La régularité mesure la façon dont les espèces occupent uniformément l’espace des niches (Pavoine et Bonsall 2011). Cette notion est simple dans un espace multidimensionnel (par exemple, l’espace des traits fonctionnels). Dans un arbre phylogénétique (figure 6.2, Pavoine et Bonsall (2011)), la régularité de l’arbre (Mooers et Heard 1997) est un premier critère, complété éventuellement par les abondances. Dans un arbre parfaitement régulier, la régularité se réduit à l’équitabilité.
Les mesures de divergence sont des fonctions croissantes de la dissimilarité entre les espèces, généralement considérées par paires. Certaines sont pondérées par les abondances, d’autres non. Dans un arbre parfaitement régulier, l’indice de Simpson est une mesure de divergence pondérée. Ces mesures sont influencées par la richesse et la régularité.
Face à la profusion des mesures de diversité fonctionnelle, Ricotta (2005a), en complément de Solow et Polasky (1994) établit un certain nombre d’axiomes :
- Monotonicité d’ensemble : la diversité ne doit pas diminuer quand une espèce est ajoutée avec une faible probabilité (qui ne modifie pas la structure de la communauté existante), quelles que soient ses caractéristiques fonctionnelles ;
- Jumelage (Weitzman 1992) : l’introduction d’une espèce identique à une espèces existante ne doit pas augmenter la diversité. De façon moins triviale, une espèce infiniment proche ne doit pas augmenter la diversité : il s’agit donc d’un axiome de continuité dans l’espace des niches.

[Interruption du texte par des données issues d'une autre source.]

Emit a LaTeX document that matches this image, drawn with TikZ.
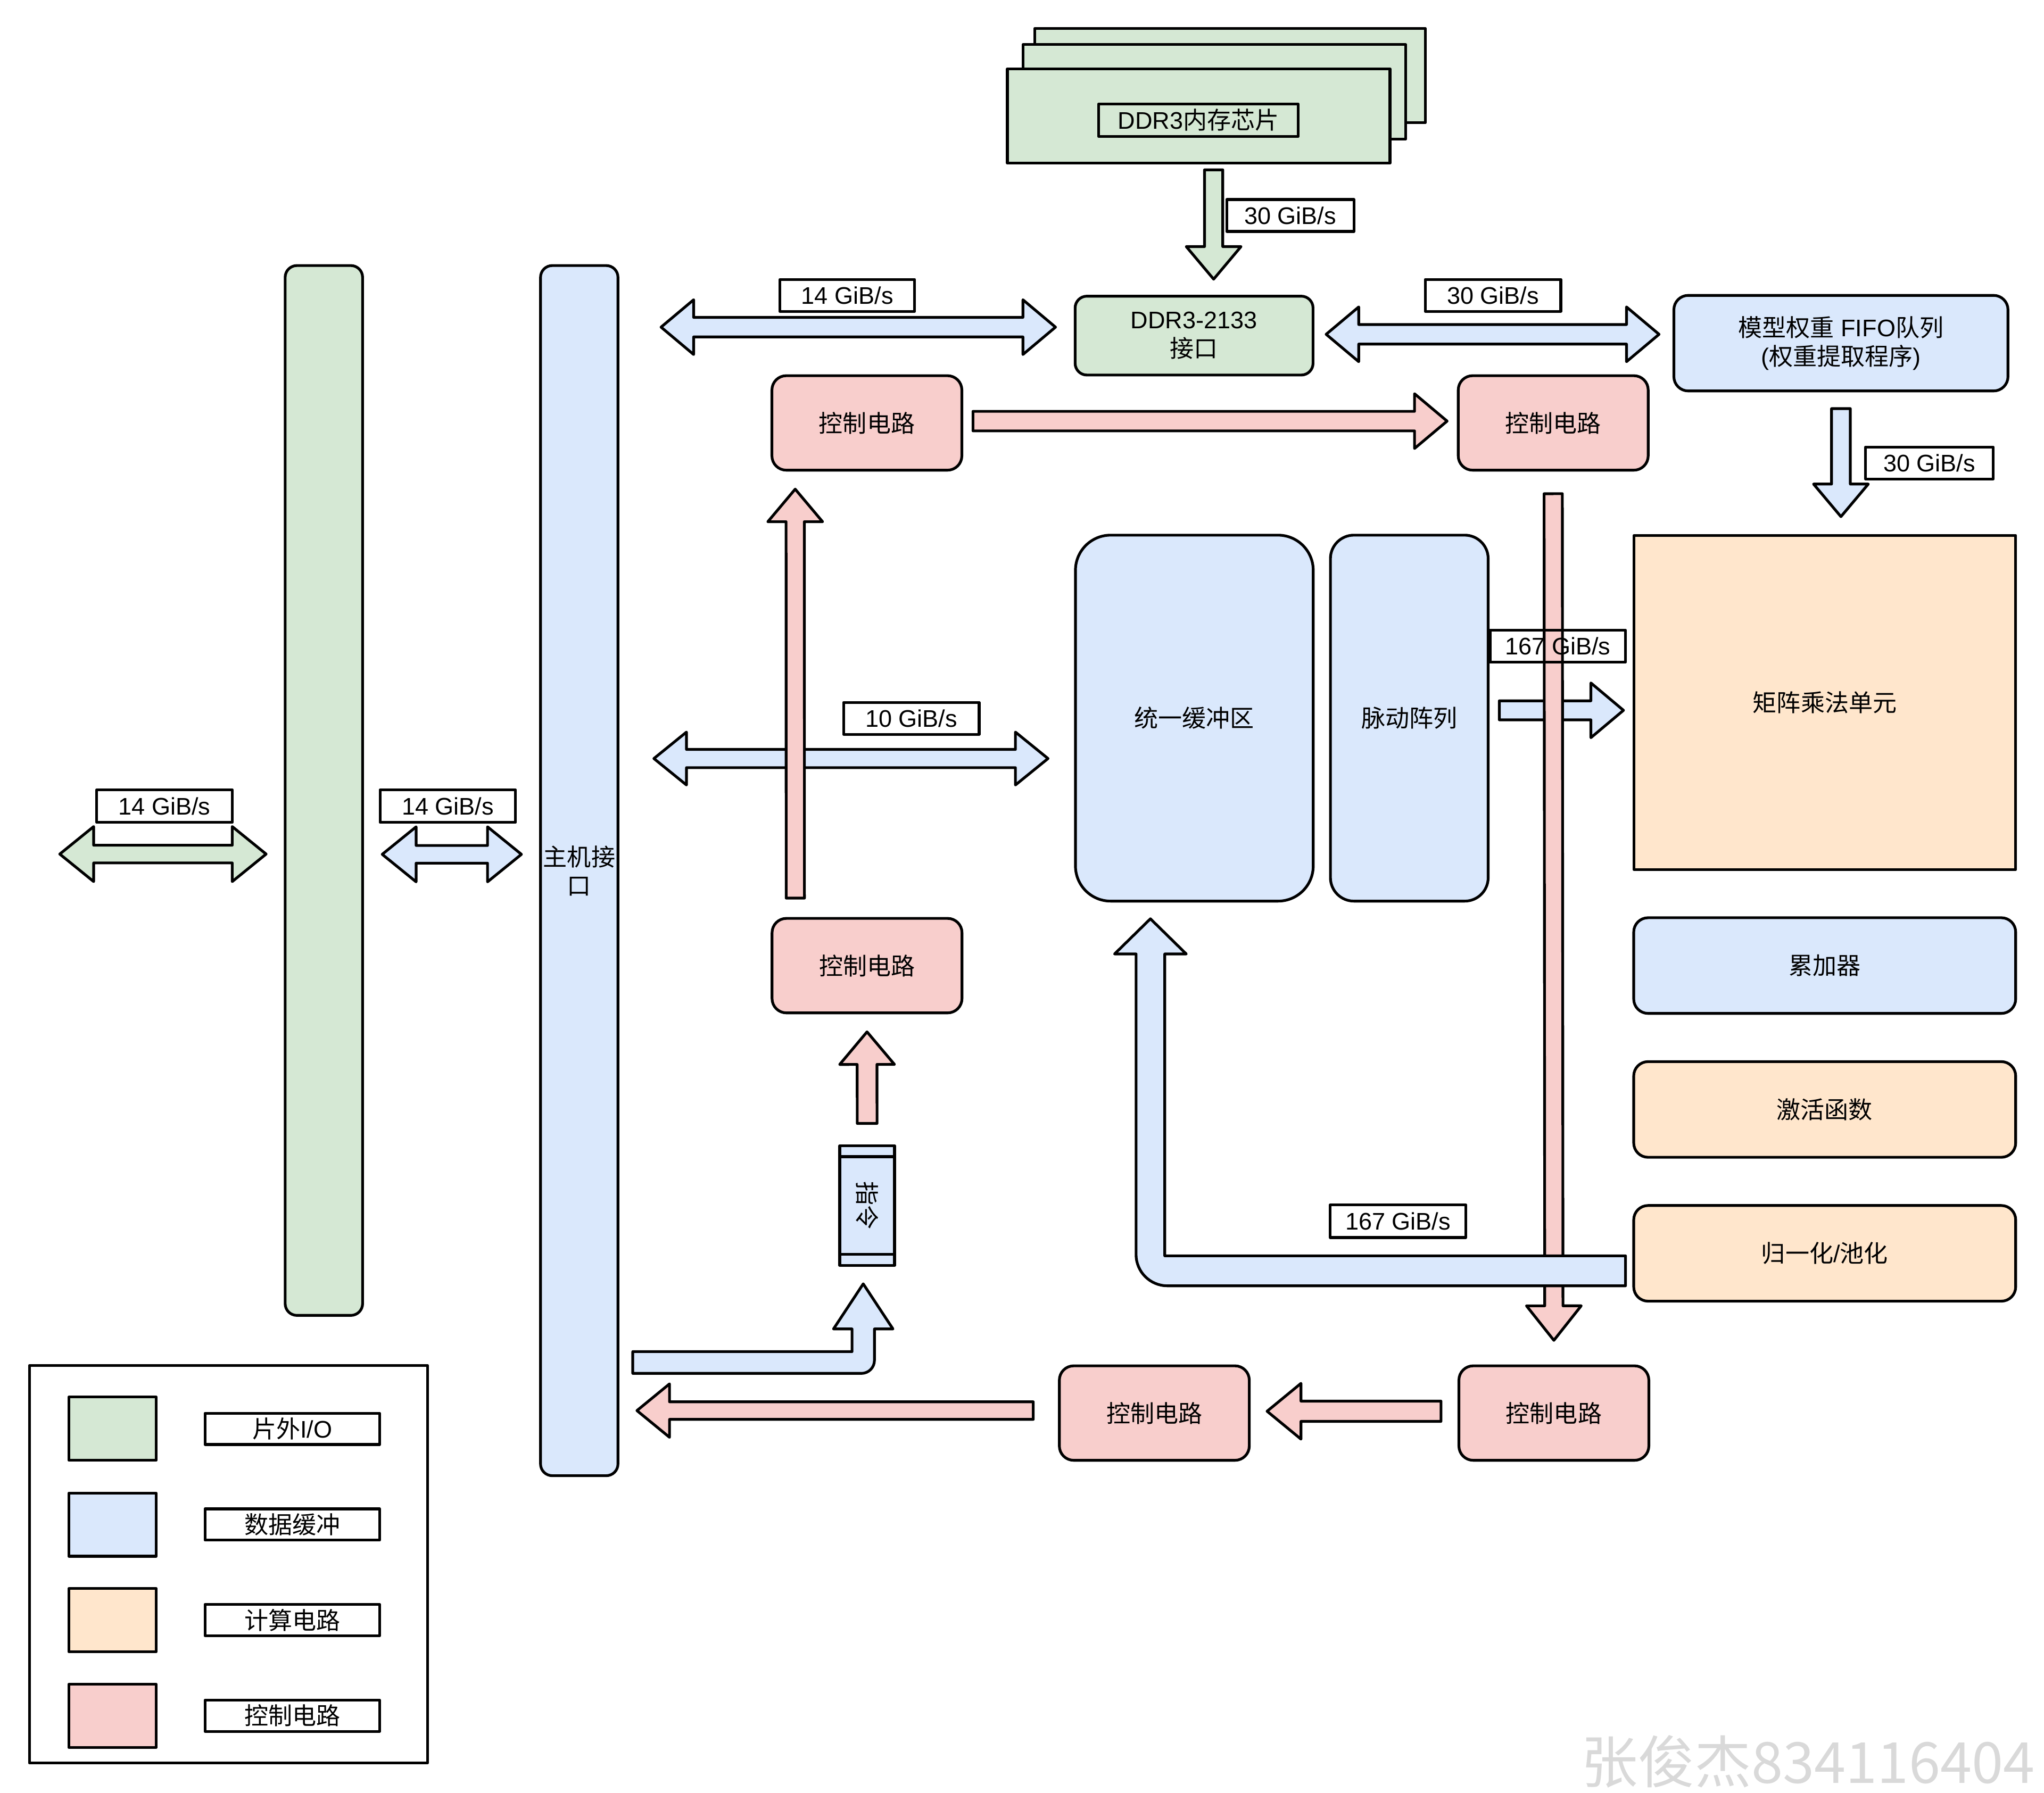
\documentclass[tikz,border=0pt]{standalone}
\usepackage{fontspec}
\setmainfont{Liberation Sans}
\newfontfamily\zh{Noto Sans CJK SC}
\usepackage{tikz}
\usetikzlibrary{calc}
\definecolor{iogreen}{HTML}{D5E8D4}
\definecolor{bufblue}{HTML}{DAE8FC}
\definecolor{cmporange}{HTML}{FFE6CC}
\definecolor{ctlred}{HTML}{F8CECC}
\newcommand{\txt}{\fontsize{18.4}{22}\selectfont}
\tikzstyle{every picture}=[x=1pt,y=-1pt,line width=2.1pt,line join=round]
\tikzstyle{blk}=[draw, inner sep=0pt, align=center, font=\txt]
\tikzstyle{chip}=[draw, fill=iogreen, minimum width=293.5pt, minimum height=72.5pt]
\tikzstyle{ctl}=[blk, fill=ctlred, rounded corners=11pt, minimum width=145.7pt, minimum height=72.5pt]
\tikzstyle{unit}=[blk, rounded corners=11pt, minimum width=293pt, minimum height=73.4pt]
\tikzstyle{bar}=[blk, rounded corners=9pt, minimum width=59.4pt]
\tikzstyle{rate}=[blk, fill=white, minimum height=24.5pt]
\tikzstyle{swatch}=[draw, minimum width=67pt, minimum height=48.5pt]
\tikzstyle{ioarrow}=[draw, fill=iogreen]
\tikzstyle{bufarrow}=[draw, fill=bufblue]
\tikzstyle{ctlarrow}=[draw, fill=ctlred]
\newcommand{\arrowdims}[3]{\def\sw{#1}\def\hw{#2}\def\hlen{#3}}
\newcommand{\fatarrow}[3][]{%
  \coordinate (hb) at ($(#3)!\hlen!(#2)$);
  \draw[#1] ($(#2)!\sw!90:(#3)$) -- ($(hb)!\sw!90:(#3)$) -- ($(hb)!\hw!90:(#3)$) -- (#3)
    -- ($(hb)!\hw!-90:(#3)$) -- ($(hb)!\sw!-90:(#3)$) -- ($(#2)!\sw!-90:(#3)$) -- cycle;}
\newcommand{\fatdarrow}[3][]{%
  \coordinate (hba) at ($(#2)!\hlen!(#3)$);
  \coordinate (hbb) at ($(#3)!\hlen!(#2)$);
  \draw[#1] (#2) -- ($(hba)!\hw!90:(#3)$) -- ($(hba)!\sw!90:(#3)$) -- ($(hbb)!\sw!90:(#3)$)
    -- ($(hbb)!\hw!90:(#3)$) -- (#3) -- ($(hbb)!\hw!-90:(#3)$) -- ($(hbb)!\sw!-90:(#3)$)
    -- ($(hba)!\sw!-90:(#3)$) -- ($(hba)!\hw!-90:(#3)$) -- cycle;}

\begin{document}
\begin{tikzpicture}
\useasboundingbox (0,0) rectangle (1568,1375.7);

\node[chip, minimum width=299.5pt] (chipc) at (943.5,58) {};
\node[chip] (chipb) at (931.5,70.5) {};
\node[chip] (chipa) at (919.5,89) {};
\node[blk, minimum width=153pt, minimum height=25pt] (chiplbl) at (919.3,92.2) {DDR3{\zh 内存芯片}};

\node[blk, fill=iogreen, rounded corners=9pt, minimum width=182.5pt, minimum height=60.5pt] (ddrif) at (916,257.5) {DDR3-2133\\{\zh 接口}};
\node[blk, fill=bufblue, rounded corners=11pt, minimum width=256.3pt, minimum height=73.3pt] (fifo) at (1412.2,263.3) {{\zh 模型权重} FIFO{\zh 队列}\\({\zh 权重提取程序})};
\node[ctl] (ctla) at (665,324.5) {{\zh 控制电路}};
\node[ctl] (ctlb) at (1191.5,324.5) {{\zh 控制电路}};
\node[ctl] (ctlc) at (665.1,740.9) {{\zh 控制电路}};
\node[ctl] (ctld) at (885.5,1084.2) {{\zh 控制电路}};
\node[ctl] (ctle) at (1192,1084.2) {{\zh 控制电路}};
\node[blk, fill=bufblue, rounded corners=27pt, minimum width=182.4pt, minimum height=280.8pt] (ubuf) at (916.2,551) {{\zh 统一缓冲区}};
\node[blk, fill=bufblue, rounded corners=18pt, minimum width=121pt, minimum height=280.8pt] (sysarr) at (1081.1,551) {{\zh 脉动阵列}};
\node[blk, fill=cmporange, minimum width=292.8pt, minimum height=256.5pt] (mmu) at (1399.85,539) {{\zh 矩阵乘法单元}};
\node[unit, fill=bufblue] (acc) at (1399.75,740.85) {{\zh 累加器}};
\node[unit, fill=cmporange] (act) at (1399.75,851.25) {{\zh 激活函数}};
\node[unit, fill=cmporange] (norm) at (1399.75,961.65) {{\zh 归一化}/{\zh 池化}};
\node[blk, fill=bufblue, minimum width=42pt, minimum height=92pt, label={[rotate=-90, font=\txt]center:{\zh 指令}}] (instr) at (665.2,925) {};
\draw ($(instr.north west)+(0,9.5)$) -- ($(instr.north east)+(0,9.5)$);
\draw ($(instr.south west)+(0,-9.5)$) -- ($(instr.south east)+(0,-9.5)$);
\node[bar, fill=iogreen, minimum height=805.5pt] (offio) at (248.45,606.5) {};
\node[bar, fill=bufblue, minimum height=928.5pt] (host) at (444.35,668) {{\zh 主机接}\\{\zh 口}};

\arrowdims{7pt}{21pt}{25pt}
\coordinate (ddrout) at ($(chipa.south)+(11.5,4)$);
\coordinate (ddrin) at ($(ddrif.north)+(15,-12)$);
\fatarrow[ioarrow]{ddrout}{ddrin}

\arrowdims{7.5pt}{21pt}{25pt}
\coordinate (hosttop) at ($(host.east|-ddrif.west)+(32,-6.5)$);
\coordinate (ddrleft) at ($(ddrif.west)+(-14,-6.5)$);
\fatdarrow[bufarrow]{hosttop}{ddrleft}
\coordinate (ddrright) at ($(ddrif.east)+(9,-1)$);
\coordinate (fifoleft) at ($(fifo.west)+(-10.3,-6.8)$);
\fatdarrow[bufarrow]{ddrright}{fifoleft}

\arrowdims{7.2pt}{21pt}{25pt}
\coordinate (fifoout) at ($(fifo.south)+(0,12.5)$);
\coordinate (mmutop) at ($(fifo.south|-mmu.north)+(0,-13.3)$);
\fatarrow[bufarrow]{fifoout}{mmutop}

\arrowdims{7.5pt}{21pt}{25pt}
\coordinate (ctlaout) at ($(ctla.east)+(7.5,-1.4)$);
\coordinate (ctlbin) at ($(ctlb.west)+(-7.5,-1.4)$);
\fatarrow[ctlarrow]{ctlaout}{ctlbin}

\arrowdims{7.3pt}{21pt}{25pt}
\coordinate (sysout) at ($(sysarr.east)+(7.5,-6)$);
\coordinate (mmuin) at ($(mmu.west)+(-7,6)$);
\fatarrow[bufarrow]{sysout}{mmuin}

\arrowdims{7pt}{20.3pt}{25pt}
\coordinate (hostmid) at ($(host.east|-ubuf.west)+(26.5,31)$);
\coordinate (ubufleft) at ($(ubuf.west)+(-20,31)$);
\fatdarrow[bufarrow]{hostmid}{ubufleft}

\arrowdims{7pt}{21pt}{25pt}
\coordinate (ctlcout) at ($(ctlc.north)+(-55,-14.5)$);
\coordinate (ctlain) at ($(ctla.south)+(-55,13.5)$);
\fatarrow[ctlarrow]{ctlcout}{ctlain}

\arrowdims{7.6pt}{21pt}{25pt}
\coordinate (instrout) at ($(instr.north)+(0,-16)$);
\coordinate (ctlcin) at ($(ctlc.south)+(0,13.5)$);
\fatarrow[ctlarrow]{instrout}{ctlcin}

\coordinate (hs) at ($(host.east)+(10.3,377.4)$);
\coordinate (ti) at ($(instr.south)+(-3,13)$);
\draw[bufarrow] ($(hs)+(0,-8.35)$) -- ($(ti|-hs)+(-8.6,-8.35)$) -- ($(ti)+(-8.6,34.6)$) -- ($(ti)+(-22.8,34.6)$) -- (ti)
  -- ($(ti)+(22.8,34.6)$) -- ($(ti)+(8.6,34.6)$) -- ($(ti|-hs)+(8.6,-1.65)$)
  .. controls ($(ti|-hs)+(8.6,3.87)$) and ($(ti|-hs)+(4.12,8.35)$) .. ($(ti|-hs)+(-1.4,8.35)$) -- ($(hs)+(0,8.35)$) -- cycle;

\arrowdims{7.75pt}{21.4pt}{26pt}
\coordinate (ctleout) at ($(ctle.west)+(-12.7,-1.4)$);
\coordinate (ctldin) at ($(ctld.east)+(12.6,-1.4)$);
\fatarrow[ctlarrow]{ctleout}{ctldin}

\arrowdims{6.75pt}{20.5pt}{25pt}
\coordinate (ctldout) at ($(ctld.west)+(-19,-1.9)$);
\coordinate (hostin) at ($(host.east|-ctld.west)+(13.5,-1.9)$);
\fatarrow[ctlarrow]{ctldout}{hostin}

\arrowdims{6.8pt}{21.1pt}{26pt}
\coordinate (pcie) at ($(offio.west)+(-171.85,48.8)$);
\coordinate (offioleft) at ($(offio.west)+(-13.55,48.8)$);
\fatdarrow[ioarrow]{pcie}{offioleft}
\coordinate (offioright) at ($(offio.east)+(14,49)$);
\coordinate (hostleft) at ($(host.west|-offio.east)+(-13.6,49)$);
\fatdarrow[bufarrow]{offioright}{hostleft}

\arrowdims{7pt}{21pt}{26.5pt}
\coordinate (ctlbout) at ($(ctlb.south)+(0,17)$);
\coordinate (ctlein) at ($(ctle.north)+(0,-18.5)$);
\fatarrow[ctlarrow]{ctlbout}{ctlein}

\coordinate (ts) at ($(norm.west)+(-5.25,13.4)$);
\coordinate (tu) at ($(ubuf.south)+(-33.7,12.5)$);
\draw[bufarrow] ($(ts)+(0,-11.5)$) -- ($(tu|-ts)+(11,-11.5)$) -- ($(tu)+(11,27)$) -- ($(tu)+(27.5,27)$) -- (tu)
  -- ($(tu)+(-27.5,27)$) -- ($(tu)+(-11,27)$) -- ($(tu|-ts)+(-11,-12.5)$)
  .. controls ($(tu|-ts)+(-11,0.75)$) and ($(tu|-ts)+(-0.25,11.5)$) .. ($(tu|-ts)+(13,11.5)$) -- ($(ts)+(0,11.5)$) -- cycle;

\node[rate, minimum width=97.5pt] (r30a) at (989.8,165.35) {30 GiB/s};
\node[rate, minimum width=103.4pt] (r14a) at (650,226.65) {14 GiB/s};
\node[rate, minimum width=104pt] (r30b) at (1145.3,226.6) {30 GiB/s};
\node[rate, minimum width=98pt] (r30c) at (1480,355.2) {30 GiB/s};
\node[rate, fill=none, minimum width=104pt] (r167a) at (1195,495.8) {167 GiB/s};
\node[rate, minimum width=104pt] (r10) at (699.1,551.15) {10 GiB/s};
\node[rate, minimum width=104pt, minimum height=25pt] (r167b) at (1072.4,937) {167 GiB/s};
\node[rate, minimum width=104pt, minimum height=25pt] (r14b) at (126.2,618.5) {14 GiB/s};
\node[rate, minimum width=104pt, minimum height=25pt] (r14c) at (343.5,618.5) {14 GiB/s};

\node[draw, minimum width=305.5pt, minimum height=305pt] (legend) at (175.25,1200.15) {};
\node[swatch, fill=iogreen] (keyio) at (86.3,1096.2) {};
\node[swatch, fill=bufblue] (keybuf) at (86.3,1169.8) {};
\node[swatch, fill=cmporange] (keycmp) at (86.3,1243.1) {};
\node[swatch, fill=ctlred] (keyctl) at (86.3,1316.5) {};
\node[rate, minimum width=134pt, minimum height=24pt] (txtio) at (224.2,1096.3) {{\zh 片外}I/O};
\node[rate, minimum width=134pt, minimum height=24pt] (txtbuf) at (224.2,1169.7) {{\zh 数据缓冲}};
\node[rate, minimum width=134pt, minimum height=24pt] (txtcmp) at (224.2,1243) {{\zh 计算电路}};
\node[rate, minimum width=134pt, minimum height=24pt] (txtctl) at (224.2,1316.4) {{\zh 控制电路}};

\node[inner sep=0pt, text=black!15, font=\fontsize{43.5}{50}\selectfont] (mark) at (1387,1351.5) {{\zh 张俊杰834116404}};
\end{tikzpicture}
\end{document}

- Monotonicité de distance : la diversité ne doit pas diminuer quand la distance entre espèces est augmentée.
- Décomposabilité : les mesures de divergence doivent être décomposables en diversité \(\alpha\), \(\beta\) et \(\gamma\), ce qui implique leur concavité par rapport aux probabilités.
L’entropie phylogénétique permet d’unifier ces notions, mais de nombreuses mesures ont été proposées. Elles sont détaillées au chapitre suivant.